Copy the material that follows word for word and omit its pictures.

=-=-=-=-=

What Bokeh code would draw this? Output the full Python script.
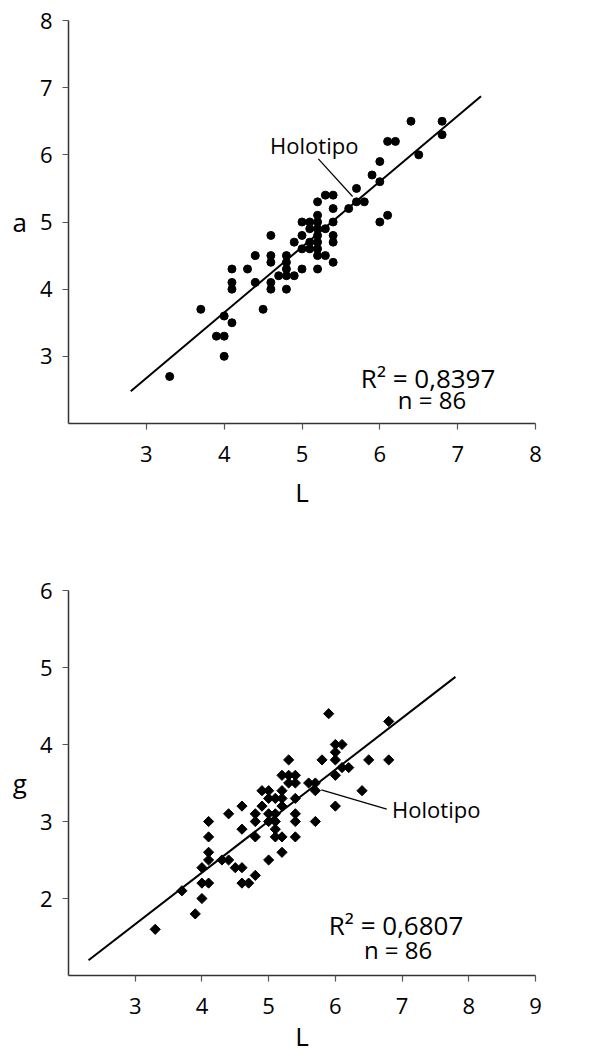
import numpy as np
from bokeh.plotting import figure
from bokeh.models import FixedTicker, Label, Range1d
from bokeh.layouts import column
from bokeh.embed import file_html
from bokeh.resources import INLINE

# ---------------- Chart 1: a vs L ----------------
L_top = [3.3, 3.7, 3.9, 4.0, 4.0, 4.0,
         4.1, 4.1, 4.1, 4.1, 4.3, 4.4, 4.4, 4.5,
         4.6, 4.6, 4.6, 4.6, 4.6, 4.7,
         4.8, 4.8, 4.8, 4.8, 4.8, 4.9, 4.9,
         5.0, 5.0, 5.0, 5.0, 5.1, 5.1, 5.1, 5.1,
         5.2, 5.2, 5.2, 5.2, 5.2, 5.2, 5.2, 5.2, 5.2,
         5.3, 5.3, 5.3, 5.4, 5.4, 5.4, 5.4, 5.4, 5.4,
         5.6, 5.7, 5.7, 5.8, 5.9, 6.0, 6.0, 6.0,
         6.1, 6.1, 6.2, 6.4, 6.5, 6.8, 6.8]
a_top = [2.7, 3.7, 3.3, 3.3, 3.6, 3.0,
         3.5, 4.3, 4.1, 4.0, 4.3, 4.5, 4.1, 3.7,
         4.8, 4.5, 4.4, 4.1, 4.0, 4.2,
         4.5, 4.4, 4.3, 4.2, 4.0, 4.2, 4.7,
         5.0, 4.8, 4.6, 4.3, 5.0, 4.9, 4.7, 4.6,
         5.3, 5.1, 5.0, 4.9, 4.8, 4.7, 4.6, 4.5, 4.3,
         5.4, 4.9, 4.5, 5.4, 5.2, 5.0, 4.8, 4.7, 4.4,
         5.2, 5.5, 5.3, 5.3, 5.7, 5.9, 5.6, 5.0,
         5.1, 6.2, 6.2, 6.5, 6.0, 6.5, 6.3]
fit_top_slope = 0.976
fit_top_intercept = -0.253
fit_top_x = [2.8, 7.3]
r2_top = "0,8397"
n_top = 86
xticks_top = [3, 4, 5, 6, 7, 8]
yticks_top = [3, 4, 5, 6, 7, 8]

# ---------------- Chart 2: g vs L ----------------
L_bot = [3.3, 3.7, 3.9, 4.0, 4.0, 4.0,
         4.1, 4.1, 4.1, 4.1, 4.1, 4.3, 4.4, 4.4, 4.5,
         4.6, 4.6, 4.6, 4.6, 4.7, 4.8, 4.8, 4.8, 4.8,
         4.9, 4.9, 5.0, 5.0, 5.0, 5.0, 5.0,
         5.1, 5.1, 5.1, 5.1, 5.1,
         5.2, 5.2, 5.2, 5.2, 5.2, 5.2,
         5.3, 5.3, 5.3, 5.4, 5.4, 5.4, 5.4, 5.4, 5.4,
         5.6, 5.7, 5.7, 5.7, 5.8, 5.9,
         6.0, 6.0, 6.0, 6.0, 6.0, 6.1, 6.1, 6.2,
         6.4, 6.5, 6.8, 6.8]
g_bot = [1.6, 2.1, 1.8, 2.0, 2.2, 2.4,
         2.2, 2.5, 2.6, 2.8, 3.0, 2.5, 2.5, 3.1, 2.4,
         2.4, 2.2, 2.9, 3.2, 2.2, 2.3, 2.8, 3.0, 3.1,
         3.4, 3.2, 3.4, 3.3, 3.1, 3.0, 2.5,
         3.3, 3.1, 3.0, 2.9, 2.8,
         3.6, 3.4, 3.3, 3.2, 2.8, 2.6,
         3.8, 3.6, 3.5, 3.6, 3.5, 3.3, 3.1, 3.0, 2.8,
         3.5, 3.5, 3.4, 3.0, 3.8, 4.4,
         4.0, 3.9, 3.8, 3.6, 3.2, 4.0, 3.7, 3.7,
         3.4, 3.8, 4.3, 3.8]
fit_bot_slope = 0.669
fit_bot_intercept = -0.34
fit_bot_x = [2.3, 7.8]
r2_bot = "0,6807"
n_bot = 86
xticks_bot = [3, 4, 5, 6, 7, 8, 9]
yticks_bot = [2, 3, 4, 5, 6]

FONT = "Open Sans"


def make_fig(xr, yr, xt, yt, ylab, height, b_top, b_bottom, b_right, xlab_standoff):
    p = figure(width=596, height=height,
               x_range=Range1d(*xr), y_range=Range1d(*yr),
               output_backend="svg", toolbar_location=None,
               min_border_left=68, min_border_right=b_right,
               min_border_top=b_top, min_border_bottom=b_bottom)
    p.outline_line_color = None
    p.grid.visible = False
    p.background_fill_color = "white"
    p.border_fill_color = "white"
    for ax, ticks in ((p.xaxis[0], xt), (p.yaxis[0], yt)):
        ax.ticker = FixedTicker(ticks=ticks)
        ax.minor_tick_line_color = None
        ax.axis_line_color = "#333333"
        ax.axis_line_width = 1.5
        ax.major_tick_line_color = "#555555"
        ax.major_tick_line_width = 1.2
        ax.major_tick_in = 0
        ax.major_tick_out = 6
        ax.major_label_text_font = FONT
        ax.major_label_text_font_size = "22px"
        ax.major_label_text_color = "black"
        ax.axis_label_text_font = FONT
        ax.axis_label_text_font_size = "26px"
        ax.axis_label_text_font_style = "normal"
        ax.axis_label_text_color = "black"
    p.xaxis[0].major_label_standoff = 16
    p.yaxis[0].major_label_standoff = 10
    p.xaxis[0].axis_label = "L"
    p.xaxis[0].axis_label_standoff = xlab_standoff
    ya = p.yaxis[0]
    ya.axis_label = ylab
    ya.axis_label_standoff = 10
    if "axis_label_orientation" in ya.properties():
        ya.axis_label_orientation = "horizontal"
    return p


def add_text(p, x, y, text, size, align="left"):
    # y is the vertical centre of the capital letters
    p.add_layout(Label(x=x, y=y, text=text, text_font=FONT, text_font_size=size,
                       text_color="black", text_baseline="middle", text_align=align))


# ---- top figure ----
p1 = make_fig((2, 8), (2, 8), xticks_top, yticks_top, "a",
              height=514, b_top=20, b_bottom=91, b_right=61, xlab_standoff=9)
fx1 = np.array(fit_top_x)
p1.line(fx1, fit_top_slope * fx1 + fit_top_intercept, line_color="black", line_width=2)
p1.scatter(L_top, a_top, marker="circle", size=8, fill_color="black", line_color="black")
p1.segment(x0=[5.21], y0=[5.94], x1=[5.65], y1=[5.38], line_color="black", line_width=1.2)
add_text(p1, 4.59, 6.14, "Holotipo", "22px")
add_text(p1, 6.62, 2.675, "R\u00b2 = " + r2_top, "26px", "center")
add_text(p1, 6.67, 2.35, "n = %d" % n_top, "24px", "center")

# ---- bottom figure ----
p2 = make_fig((2, 9), (1, 6), xticks_bot, yticks_bot, "g",
              height=544, b_top=76, b_bottom=83, b_right=12, xlab_standoff=1)
fx2 = np.array(fit_bot_x)
p2.line(fx2, fit_bot_slope * fx2 + fit_bot_intercept, line_color="black", line_width=2)
p2.scatter(L_bot, g_bot, marker="square", angle=np.pi / 4, size=7.2,
           fill_color="black", line_color="black")
p2.segment(x0=[5.79], y0=[3.41], x1=[6.77], y1=[3.16], line_color="black", line_width=1.2)
add_text(p2, 6.85, 3.165, "Holotipo", "22px")
add_text(p2, 6.91, 1.66, "R\u00b2 = " + r2_bot, "26px", "center")
add_text(p2, 6.94, 1.335, "n = %d" % n_bot, "24px", "center")

layout = column(p1, p2, spacing=0)
open("out.html", "w").write(file_html(layout, INLINE))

=-=-=-=-=

**WRITTEN RESPONSE**
What Bokeh code would draw this? Output the full Python script.
import numpy as np
from bokeh.plotting import figure
from bokeh.models import FixedTicker, Label, Range1d
from bokeh.layouts import column
from bokeh.embed import file_html
from bokeh.resources import INLINE

# ---------------- Chart 1: a vs L ----------------
L_top = [3.3, 3.7, 3.9, 4.0, 4.0, 4.0,
         4.1, 4.1, 4.1, 4.1, 4.3, 4.4, 4.4, 4.5,
         4.6, 4.6, 4.6, 4.6, 4.6, 4.7,
         4.8, 4.8, 4.8, 4.8, 4.8, 4.9, 4.9,
         5.0, 5.0, 5.0, 5.0, 5.1, 5.1, 5.1, 5.1,
         5.2, 5.2, 5.2, 5.2, 5.2, 5.2, 5.2, 5.2, 5.2,
         5.3, 5.3, 5.3, 5.4, 5.4, 5.4, 5.4, 5.4, 5.4,
         5.6, 5.7, 5.7, 5.8, 5.9, 6.0, 6.0, 6.0,
         6.1, 6.1, 6.2, 6.4, 6.5, 6.8, 6.8]
a_top = [2.7, 3.7, 3.3, 3.3, 3.6, 3.0,
         3.5, 4.3, 4.1, 4.0, 4.3, 4.5, 4.1, 3.7,
         4.8, 4.5, 4.4, 4.1, 4.0, 4.2,
         4.5, 4.4, 4.3, 4.2, 4.0, 4.2, 4.7,
         5.0, 4.8, 4.6, 4.3, 5.0, 4.9, 4.7, 4.6,
         5.3, 5.1, 5.0, 4.9, 4.8, 4.7, 4.6, 4.5, 4.3,
         5.4, 4.9, 4.5, 5.4, 5.2, 5.0, 4.8, 4.7, 4.4,
         5.2, 5.5, 5.3, 5.3, 5.7, 5.9, 5.6, 5.0,
         5.1, 6.2, 6.2, 6.5, 6.0, 6.5, 6.3]
fit_top_slope = 0.976
fit_top_intercept = -0.253
fit_top_x = [2.8, 7.3]
r2_top = "0,8397"
n_top = 86
xticks_top = [3, 4, 5, 6, 7, 8]
yticks_top = [3, 4, 5, 6, 7, 8]

# ---------------- Chart 2: g vs L ----------------
L_bot = [3.3, 3.7, 3.9, 4.0, 4.0, 4.0,
         4.1, 4.1, 4.1, 4.1, 4.1, 4.3, 4.4, 4.4, 4.5,
         4.6, 4.6, 4.6, 4.6, 4.7, 4.8, 4.8, 4.8, 4.8,
         4.9, 4.9, 5.0, 5.0, 5.0, 5.0, 5.0,
         5.1, 5.1, 5.1, 5.1, 5.1,
         5.2, 5.2, 5.2, 5.2, 5.2, 5.2,
         5.3, 5.3, 5.3, 5.4, 5.4, 5.4, 5.4, 5.4, 5.4,
         5.6, 5.7, 5.7, 5.7, 5.8, 5.9,
         6.0, 6.0, 6.0, 6.0, 6.0, 6.1, 6.1, 6.2,
         6.4, 6.5, 6.8, 6.8]
g_bot = [1.6, 2.1, 1.8, 2.0, 2.2, 2.4,
         2.2, 2.5, 2.6, 2.8, 3.0, 2.5, 2.5, 3.1, 2.4,
         2.4, 2.2, 2.9, 3.2, 2.2, 2.3, 2.8, 3.0, 3.1,
         3.4, 3.2, 3.4, 3.3, 3.1, 3.0, 2.5,
         3.3, 3.1, 3.0, 2.9, 2.8,
         3.6, 3.4, 3.3, 3.2, 2.8, 2.6,
         3.8, 3.6, 3.5, 3.6, 3.5, 3.3, 3.1, 3.0, 2.8,
         3.5, 3.5, 3.4, 3.0, 3.8, 4.4,
         4.0, 3.9, 3.8, 3.6, 3.2, 4.0, 3.7, 3.7,
         3.4, 3.8, 4.3, 3.8]
fit_bot_slope = 0.669
fit_bot_intercept = -0.34
fit_bot_x = [2.3, 7.8]
r2_bot = "0,6807"
n_bot = 86
xticks_bot = [3, 4, 5, 6, 7, 8, 9]
yticks_bot = [2, 3, 4, 5, 6]

FONT = "Open Sans"


def make_fig(xr, yr, xt, yt, ylab, height, b_top, b_bottom, b_right, xlab_standoff):
    p = figure(width=596, height=height,
               x_range=Range1d(*xr), y_range=Range1d(*yr),
               output_backend="svg", toolbar_location=None,
               min_border_left=68, min_border_right=b_right,
               min_border_top=b_top, min_border_bottom=b_bottom)
    p.outline_line_color = None
    p.grid.visible = False
    p.background_fill_color = "white"
    p.border_fill_color = "white"
    for ax, ticks in ((p.xaxis[0], xt), (p.yaxis[0], yt)):
        ax.ticker = FixedTicker(ticks=ticks)
        ax.minor_tick_line_color = None
        ax.axis_line_color = "#333333"
        ax.axis_line_width = 1.5
        ax.major_tick_line_color = "#555555"
        ax.major_tick_line_width = 1.2
        ax.major_tick_in = 0
        ax.major_tick_out = 6
        ax.major_label_text_font = FONT
        ax.major_label_text_font_size = "22px"
        ax.major_label_text_color = "black"
        ax.axis_label_text_font = FONT
        ax.axis_label_text_font_size = "26px"
        ax.axis_label_text_font_style = "normal"
        ax.axis_label_text_color = "black"
    p.xaxis[0].major_label_standoff = 16
    p.yaxis[0].major_label_standoff = 10
    p.xaxis[0].axis_label = "L"
    p.xaxis[0].axis_label_standoff = xlab_standoff
    ya = p.yaxis[0]
    ya.axis_label = ylab
    ya.axis_label_standoff = 10
    if "axis_label_orientation" in ya.properties():
        ya.axis_label_orientation = "horizontal"
    return p


def add_text(p, x, y, text, size, align="left"):
    # y is the vertical centre of the capital letters
    p.add_layout(Label(x=x, y=y, text=text, text_font=FONT, text_font_size=size,
                       text_color="black", text_baseline="middle", text_align=align))


# ---- top figure ----
p1 = make_fig((2, 8), (2, 8), xticks_top, yticks_top, "a",
              height=514, b_top=20, b_bottom=91, b_right=61, xlab_standoff=9)
fx1 = np.array(fit_top_x)
p1.line(fx1, fit_top_slope * fx1 + fit_top_intercept, line_color="black", line_width=2)
p1.scatter(L_top, a_top, marker="circle", size=8, fill_color="black", line_color="black")
p1.segment(x0=[5.21], y0=[5.94], x1=[5.65], y1=[5.38], line_color="black", line_width=1.2)
add_text(p1, 4.59, 6.14, "Holotipo", "22px")
add_text(p1, 6.62, 2.675, "R\u00b2 = " + r2_top, "26px", "center")
add_text(p1, 6.67, 2.35, "n = %d" % n_top, "24px", "center")

# ---- bottom figure ----
p2 = make_fig((2, 9), (1, 6), xticks_bot, yticks_bot, "g",
              height=544, b_top=76, b_bottom=83, b_right=12, xlab_standoff=1)
fx2 = np.array(fit_bot_x)
p2.line(fx2, fit_bot_slope * fx2 + fit_bot_intercept, line_color="black", line_width=2)
p2.scatter(L_bot, g_bot, marker="square", angle=np.pi / 4, size=7.2,
           fill_color="black", line_color="black")
p2.segment(x0=[5.79], y0=[3.41], x1=[6.77], y1=[3.16], line_color="black", line_width=1.2)
add_text(p2, 6.85, 3.165, "Holotipo", "22px")
add_text(p2, 6.91, 1.66, "R\u00b2 = " + r2_bot, "26px", "center")
add_text(p2, 6.94, 1.335, "n = %d" % n_bot, "24px", "center")

layout = column(p1, p2, spacing=0)
open("out.html", "w").write(file_html(layout, INLINE))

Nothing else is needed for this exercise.